Ilmiah? Tentu saja, tak
main-main dibuat. Ribuan referensi dibaca, ratusan catatan kaki dikutip,
puluhan teori dipakai, konsultasi sana-sini, bahkan jutaan uang yang dipakai
untuk sebuah karya ilmiah. Lalu realisasinya? Hmm, jangan ditanya apalagi
dianggap main-mainan belaka bahkan jangan disepelekan. Ini tak sembarang dan
bukan hal sepele. Realisasi tentu ada dan akan terus ada, karena setiap
tahunnya mahasiswa akan terus ada, walau setiap tahunnya juga ribuan yang
diwisuda. Ratusan mahasiswa dan mahasiswi ini akan memakai karyanya, sebagai
referensi tugas-tugas kuliahnya. Ratusan mahasiswa dan mahasiswi juga akan
menggunakan karyanya sebagai acuan dalam presentasi dan berdiskusi.
Bergulir begitu
dari satu generasi ke generasi berikutnya.
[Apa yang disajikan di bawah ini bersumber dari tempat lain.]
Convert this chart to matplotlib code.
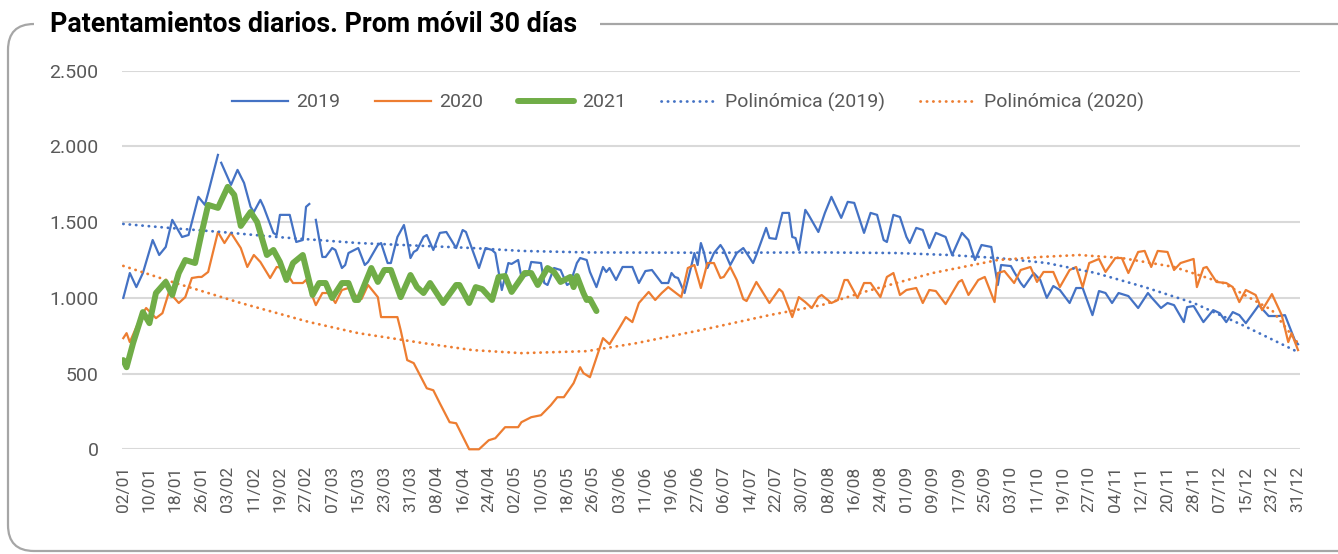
import numpy as np
import matplotlib
matplotlib.use("Agg")
import matplotlib.pyplot as plt
from matplotlib.patches import FancyBboxPatch, Rectangle
from matplotlib.ticker import FuncFormatter

plt.rcParams['font.family'] = ['Roboto', 'DejaVu Sans']

# ---------------- data ----------------
tick_labels = ["02/01", "10/01", "18/01", "26/01", "03/02", "11/02", "19/02", "27/02",
               "07/03", "15/03", "23/03", "31/03", "08/04", "16/04", "24/04", "02/05",
               "10/05", "18/05", "26/05", "03/06", "11/06", "19/06", "27/06", "06/07",
               "14/07", "22/07", "30/07", "08/08", "16/08", "24/08", "01/09", "09/09",
               "17/09", "25/09", "03/10", "11/10", "19/10", "27/10", "04/11", "12/11",
               "20/11", "28/11", "07/12", "15/12", "23/12", "31/12"]
tick_pos = list(range(0, 361, 8))

days_2019 = [0, 2, 4, 6, 9, 11, 13, 15, 18, 20, 23, 25, 26, 29, 29.5, 30, 33, 35, 37, 39, 40, 42, 43,
             46, 47, 48, 51, 53, 55, 56, 57, 58, 59, 61, 62, 64, 65, 67, 68, 69, 72, 74, 75,
             78, 79, 81, 82, 84, 86, 87, 88, 89, 90, 92, 93, 95, 97, 99, 102, 104, 105,
             107, 109, 111, 113, 114, 116, 118, 119, 121, 122, 124, 125, 128, 129, 130,
             132, 134, 136, 137, 139, 140, 142, 143, 145, 147, 148, 149, 151, 153, 156,
             158, 160, 162, 165, 167, 168, 169, 170, 172, 174, 175, 176, 177, 178, 179,
             181, 183, 184, 186, 188, 190, 193, 194, 197, 198, 200, 202, 204, 205, 206,
             207, 209, 210, 213, 215, 217, 220, 222, 224, 227, 229, 231, 233, 234, 236,
             238, 240, 241, 243, 245, 247, 249, 252, 254, 257, 259, 261, 263, 266, 268,
             269, 272, 273, 275, 276, 279, 281, 283, 285, 287, 290, 292, 294, 297, 299,
             301, 303, 305, 308, 311, 314, 315, 318, 320, 322, 325, 326, 328, 331, 334,
             336, 338, 340, 342, 344, 348, 351, 354, 356, 359, 360]
vals_2019 = [1000, 1164, 1071, 1164, 1382, 1283, 1336, 1515, 1402, 1415, 1667, 1614, 1693, 1944, None, 1892,
             1746, 1845, 1759, 1601, 1567, 1647, 1601, 1429, 1415, 1548, 1548, 1369, 1382,
             1601, 1620, None, 1515, 1270, 1270, 1329, 1316, 1197, 1217, 1296, 1329, 1217, 1237,
             1349, 1362, 1230, 1230, 1402, 1481, 1382, 1263, 1303, 1316, 1402, 1415, 1316,
             1429, 1435, 1329, 1448, 1435, 1316, 1197, 1329, 1316, 1296, 1052, 1230, 1224,
             1250, 1138, 1151, 1237, 1230, 1098, 1085, 1197, 1184, 1085, 1098, 1230, 1263,
             1250, 1171, 1071, 1204, 1171, 1197, 1118, 1204, 1204, 1098, 1177, 1184, 1098,
             1098, 1164, 1138, 1131, 1032, 1204, 1296, 1217, 1362, 1296, 1197, 1296, 1349,
             1316, 1217, 1296, 1329, 1230, 1283, 1462, 1395, 1389, 1561, 1561, 1402, 1395,
             1316, 1581, 1548, 1435, 1561, 1667, 1528, 1634, 1627, 1429, 1561, 1548, 1382,
             1369, 1548, 1534, 1402, 1362, 1462, 1448, 1329, 1429, 1402, 1283, 1429, 1382,
             1250, 1349, 1336, 1085, 1217, 1210, 1171, 1098, 1071, 1164, 1118, 1000, 1078,
             1052, 966, 1065, 1065, 886, 1045, 1032, 966, 1032, 1012, 933, 1032, 1005, 933,
             966, 952, 840, 939, 946, 840, 919, 899, 840, 906, 886, 833, 952, 880, 880, 886,
             721, 694]

days_2020 = [0, 1, 2, 4, 6, 7, 10, 12, 14, 17, 19, 21, 23, 24, 26, 29, 31, 33, 36, 38, 40,
             42, 45, 47, 49, 52, 55, 56, 59, 61, 63, 65, 67, 69, 72, 73, 75, 78, 79, 84, 85,
             87, 89, 93, 95, 97, 100, 102, 106, 109, 112, 114, 117, 121, 122, 125, 128, 131,
             133, 135, 138, 140, 141, 143, 147, 149, 152, 154, 156, 158, 161, 163, 165, 167,
             171, 173, 175, 177, 179, 181, 183, 184, 186, 188, 190, 191, 194, 198, 201, 202,
             205, 207, 209, 211, 213, 214, 217, 219, 221, 222, 225, 227, 229, 232, 234, 236,
             238, 240, 243, 245, 247, 249, 252, 256, 257, 259, 262, 264, 267, 268, 270, 273,
             275, 278, 280, 282, 285, 287, 290, 292, 294, 296, 299, 301, 304, 306, 308, 311,
             313, 315, 317, 320, 322, 324, 328, 329, 331, 332, 335, 338, 340, 342, 344, 347,
             349, 352, 355, 357, 358, 360]
vals_2020 = [734, 767, 708, 807, 899, 933, 866, 899, 1039, 966, 1005, 1131, 1138, 1138, 1171,
             1435, 1362, 1429, 1329, 1204, 1283, 1237, 1131, 1204, 1197, 1098, 1098, 1118,
             952, 1032, 1032, 966, 1052, 1065, 999, 992, 1085, 1005, 873, 873, 787, 589, 569,
             403, 390, 304, 179, 172, 0, 0, 60, 73, 146, 146, 179, 212, 225, 291, 344, 344,
             437, 542, 503, 476, 734, 694, 800, 873, 840, 966, 1039, 986, 1032, 1071, 1005,
             1197, 1217, 1065, 1230, 1230, 1131, 1138, 1204, 1118, 992, 979, 1105, 966, 1058,
             1039, 873, 1005, 972, 933, 1005, 1019, 966, 986, 1118, 1118, 999, 1098, 1098,
             1005, 1138, 1164, 1019, 1052, 1065, 966, 1052, 1045, 959, 1105, 1118, 1019, 1118,
             1138, 972, 1164, 1177, 1098, 1184, 1204, 1105, 1171, 1171, 1071, 1184, 1204, 1071,
             1230, 1257, 1171, 1263, 1263, 1164, 1303, 1310, 1204, 1310, 1303, 1184, 1230,
             1257, 1071, 1197, 1204, 1105, 1098, 1071, 972, 1052, 1019, 919, 1025, 886, 708,
             767, 655]

days_2021 = [0, 1, 3, 6, 8, 10, 13, 15, 17, 19, 22, 24, 26, 29, 32, 34, 36, 39, 41, 44, 46,
             48, 50, 52, 55, 58, 60, 62, 64, 67, 69, 71, 72, 76, 78, 80, 82, 85, 88, 90, 92,
             94, 98, 102, 103, 106, 108, 110, 113, 115, 117, 119, 123, 125, 127, 130, 132,
             134, 137, 138, 139, 141, 142, 143, 145]
vals_2021 = [589, 542, 701, 906, 833, 1032, 1105, 1019, 1164, 1250, 1230, 1429, 1614, 1594,
             1733, 1680, 1475, 1567, 1501, 1283, 1316, 1237, 1118, 1230, 1283, 1019, 1098,
             1098, 999, 1098, 1098, 986, 986, 1197, 1105, 1184, 1184, 1005, 1151, 1071, 1032,
             1098, 966, 1085, 1085, 966, 1071, 1058, 986, 1138, 1144, 1039, 1164, 1164, 1085,
             1197, 1171, 1105, 1138, 1071, 1144, 1032, 986, 992, 913]

trend_days_2019 = [0, 14, 30, 47, 72, 92, 107, 122, 142, 180, 214, 237, 253, 268, 283, 298,
                   313, 328, 343, 360]
trend_vals_2019 = [1488, 1462, 1435, 1402, 1362, 1343, 1329, 1310, 1300, 1298, 1300, 1296,
                   1283, 1263, 1230, 1164, 1071, 966, 820, 642]

trend_days_2020 = [0, 16, 36, 57, 72, 92, 107, 122, 142, 157, 177, 198, 214, 227, 248, 268,
                   281, 293, 306, 322, 337, 352, 360]
trend_vals_2020 = [1211, 1098, 966, 840, 767, 701, 655, 635, 648, 700, 787, 886, 952, 1039,
                   1164, 1250, 1270, 1283, 1263, 1204, 1098, 919, 700]

y_ticks = [0, 500, 1000, 1500, 2000, 2500]

# ---------------- styling ----------------
BLUE = "#4472C4"
ORANGE = "#ED7D31"
GREEN = "#70AD47"
GRID = "#D9D9D9"
TXT = "#595959"

W, H = 1338, 554
fig = plt.figure(figsize=(W / 100, H / 100), dpi=100)

# background / frame layer in pixel coordinates
bg = fig.add_axes([0, 0, 1, 1], zorder=0)
bg.set_xlim(0, W)
bg.set_ylim(H, 0)
bg.axis("off")
frame = FancyBboxPatch((8, 24), 1380 - 8, 551 - 24,
                       boxstyle="round,pad=0,rounding_size=26",
                       edgecolor="#A6A6A6", facecolor="none", linewidth=1.6)
bg.add_patch(frame)
bg.add_patch(Rectangle((34, 8), 600 - 34, 34, facecolor="white", edgecolor="none", zorder=3))
bg.text(50, 25, "Patentamientos diarios. Prom móvil 30 días", fontsize=19.3,
        fontweight="bold", color="black", va="center", ha="left", zorder=4)

# main axes
left, right, top, bottom = 122, 1300, 70.7, 449.3
ax = fig.add_axes([left / W, 1 - bottom / H, (right - left) / W, (bottom - top) / H], zorder=1)
ax.patch.set_alpha(0)

def arr(v):
    return np.array([np.nan if x is None else x for x in v], dtype=float)

ax.plot(days_2019, arr(vals_2019), color=BLUE, lw=1.6, label="2019", zorder=3, clip_on=False)
ax.plot(days_2020, arr(vals_2020), color=ORANGE, lw=1.6, label="2020", zorder=3, clip_on=False)
ax.plot(trend_days_2019, trend_vals_2019, color=BLUE, lw=2.0, linestyle=(0, (0.1, 2.2)),
        dash_capstyle="round", label="Polinómica (2019)", zorder=4)
ax.plot(trend_days_2020, trend_vals_2020, color=ORANGE, lw=2.0, linestyle=(0, (0.1, 2.2)),
        dash_capstyle="round", label="Polinómica (2020)", zorder=4)
ax.plot(days_2021, vals_2021, color=GREEN, lw=4.3, label="2021", zorder=5,
        solid_capstyle="round", solid_joinstyle="round")

ax.set_xlim(-0.4, 360.6)
ax.set_ylim(0, 2500)
ax.set_yticks(y_ticks)
ax.yaxis.set_major_formatter(FuncFormatter(lambda v, p: f"{int(v):,}".replace(",", ".")))
ax.set_xticks(tick_pos)
ax.set_xticklabels(tick_labels, rotation=90)
ax.tick_params(axis="both", length=0, colors=TXT)
ax.tick_params(axis="y", labelsize=14, pad=17)
ax.tick_params(axis="x", labelsize=12.5, pad=12)
ax.grid(axis="y", color=GRID, lw=1.5)
ax.set_axisbelow(True)
for s in ax.spines.values():
    s.set_visible(False)

h, l = ax.get_legend_handles_labels()
order = ["2019", "2020", "2021", "Polinómica (2019)", "Polinómica (2020)"]
hs = [h[l.index(o)] for o in order]
fig.legend(hs, order, loc="center", bbox_to_anchor=(688 / W, 1 - 102 / H), ncol=5,
           frameon=False, fontsize=14, labelcolor=TXT, handlelength=2.9,
           handletextpad=0.4, columnspacing=1.8)

fig.savefig("out.png", dpi=100)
Maka jangan kau anggap wacana ini
tak terealisasi dengan baik, karena karya ini menjadi referensi walau tak
mengerti pasti, setidaknya bisa menjadi tambahan daftar pustaka.
Semua karya adalah
kumpulan wacana, baik yang muncul dari hobi, kegelisahan diri, keterpanggilan
jiwa, kecerdasan hati dan juga kehebatan otaknya berpikir. Apakah itu
terealisasi di masyarakat? Perkara mudah jawabnya, tak ada yang sia-sia. Bahkan
sampah saja bisa menjadikan seseorang kaya di kampungnya. Terlebih sebuah karya dengan
banyak wacana tentang idealnya sebuah Negara atau baiknya mengurus rumah
tangga.
Bukan sembarang wacana
itu digulirkan menjadi sebuah karya, butuh peluh keringat dan darah menjadikannya
nyata. Bahkan kumpulan buku, jurnal, skripsi, tesis, disertasi dan selembar bulletin
pun tak akan bisa tercetak, jika tak ada niat sepenuh hati dan usaha sekuat
tenaga untuk bisa menyelesaikannya.
Jangan sepelekan sebuah
karya yang berbicara tentang wacana ini dan itu, walau itu menumpuk penuh debu
di lemari, terikat bersama tali rapia, tersusun tak teratur, dan telah lapuk
termakan usia. Karena tak ada wacana semata, wacana ini hadir tak sekedar
mampir, ia lahir dari mimpi dan ide besar. Mereka yang mengerti dan memahami pentingnya
perubahan. Jika wacana ini tak bisa dipakai hari ini, bulan ini, tahun ini maka
akan masih ada harapan dan kemungkinan abad nanti bisa terealisasi. Jikalau kumpulan wacana-wacana ini terasa
hanya seperti kelebat angin sepoi yang tak bisa menggugurkan daun di pohon,
maka setidaknya tiupan angin sepoi ini telah mampu membuat seseorang tersenyum
karena tersapu lembutnya angin yang menyapanya.